The scientists at Lawrence Livermore National Laboratory, a US Department of Energy lab near San Francisco, said the advances could overcome critical hurdles in using extreme ultraviolet (EUY) light to make computer chips.

"We've built the bridges to show that the use of EUV lithography is feasible and may be commercialised early in the next century," said the lab's Don Kania.

EUV lithography is one of several potential techniques for making faster, higher density integrated circuits in the future.

All of the techniques have technical challenges that need to be resolved and the industry still hasn't selected any one technique for making these "superchips".
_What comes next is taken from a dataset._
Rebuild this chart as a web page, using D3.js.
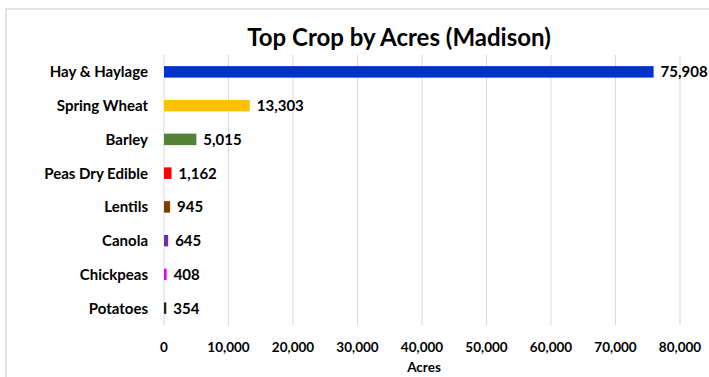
<!DOCTYPE html>
<html>
<head>
<meta charset="utf-8">
<style>
body { margin: 0; background: #fff; }
text { font-family: Lato, "Open Sans", sans-serif; font-weight: bold; fill: #000; }
.grid line { stroke: #d9d9d9; stroke-width: 1px; }
</style>
<title></title></head>
<body>
<script src="https://cdn.jsdelivr.net/npm/d3@7"></script>
<script>

var crops = ["Hay & Haylage", "Spring Wheat", "Barley", "Peas Dry Edible", "Lentils", "Canola", "Chickpeas", "Potatoes"];
var acres = [75908, 13303, 5015, 1162, 945, 645, 408, 354];
var colors = ["#0033cc", "#ffc000", "#548235", "#ff0000", "#7f3f00", "#7030a0", "#e600ff", "#222222"];
var ticks = [0, 10000, 20000, 30000, 40000, 50000, 60000, 70000, 80000];

var width = 709,
    height = 377;

var svg = d3.select("body").append("svg")
    .attr("width", width)
    .attr("height", height);

// chart frame
svg.append("rect")
    .attr("x", 6).attr("y", 9)
    .attr("width", width + 10).attr("height", height + 10)
    .attr("fill", "none")
    .attr("stroke", "#d9d9d9")
    .attr("stroke-width", 1.5);

var x = d3.scaleLinear().domain([0, 80000]).range([164, 680]);

var y = d3.scaleBand()
    .domain(crops)
    .range([55, 325])
    .paddingInner(0.66)
    .paddingOuter(0.33);

// gridlines
svg.append("g").attr("class", "grid")
    .selectAll("line")
    .data(ticks)
    .enter().append("line")
    .attr("x1", function(d) { return x(d); })
    .attr("x2", function(d) { return x(d); })
    .attr("y1", 55)
    .attr("y2", 325);

// bars
svg.append("g")
    .selectAll("rect")
    .data(crops)
    .enter().append("rect")
    .attr("x", x(0))
    .attr("y", function(d) { return y(d); })
    .attr("width", function(d, i) { return x(acres[i]) - x(0); })
    .attr("height", y.bandwidth())
    .attr("fill", function(d, i) { return colors[i]; });

// value labels
svg.append("g")
    .selectAll("text")
    .data(crops)
    .enter().append("text")
    .attr("x", function(d, i) { return x(acres[i]) + 7; })
    .attr("y", function(d) { return y(d) + y.bandwidth() / 2; })
    .attr("dy", "0.36em")
    .style("font-size", "15px")
    .text(function(d, i) { return d3.format(",")(acres[i]); });

// category labels
svg.append("g")
    .selectAll("text")
    .data(crops)
    .enter().append("text")
    .attr("x", 148)
    .attr("y", function(d) { return y(d) + y.bandwidth() / 2; })
    .attr("dy", "0.36em")
    .attr("text-anchor", "end")
    .style("font-size", "15px")
    .text(function(d) { return d; });

// x axis tick labels
svg.append("g")
    .selectAll("text")
    .data(ticks)
    .enter().append("text")
    .attr("x", function(d) { return x(d); })
    .attr("y", 347)
    .attr("dy", "0.36em")
    .attr("text-anchor", "middle")
    .style("font-size", "13.5px")
    .text(function(d) { return d3.format(",")(d); });

svg.append("text")
    .attr("x", 424)
    .attr("y", 367)
    .attr("dy", "0.36em")
    .attr("text-anchor", "middle")
    .style("font-size", "13.5px")
    .text("Acres");

svg.append("text")
    .attr("x", 399)
    .attr("y", 37)
    .attr("dy", "0.36em")
    .attr("text-anchor", "middle")
    .style("font-size", "24px")
    .text("Top Crop by Acres (Madison)");

</script>
</body>
</html>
Three of the Department of Energy's labs are undertaking the research under agreements with AT&T, chip makers Intel and AMD, Ultratech Stepper, Jmar Industries, Tropel, Micrion and KLA Instruments.

One advance stems from an "ion beam sputter deposition system" developed by Lawrence Livermore and Veeco Instruments, a New York based semiconductor equipment company.

Compared with current technology, this permits a 300,000 fold reduction in the number of defects for the multilayer coated reflective masks used to transfer circuit patterns onto silicon wafers or chips, the lab said.

However, for EUV lithography to go into commercial production the defect ratio would need to be reduced still further.

The lab's second advance is an instrument that significantly improves the measurement accuracy of optical surfaces, without which it would be impossible to build the optical systems required for EUV lithography, the lab said.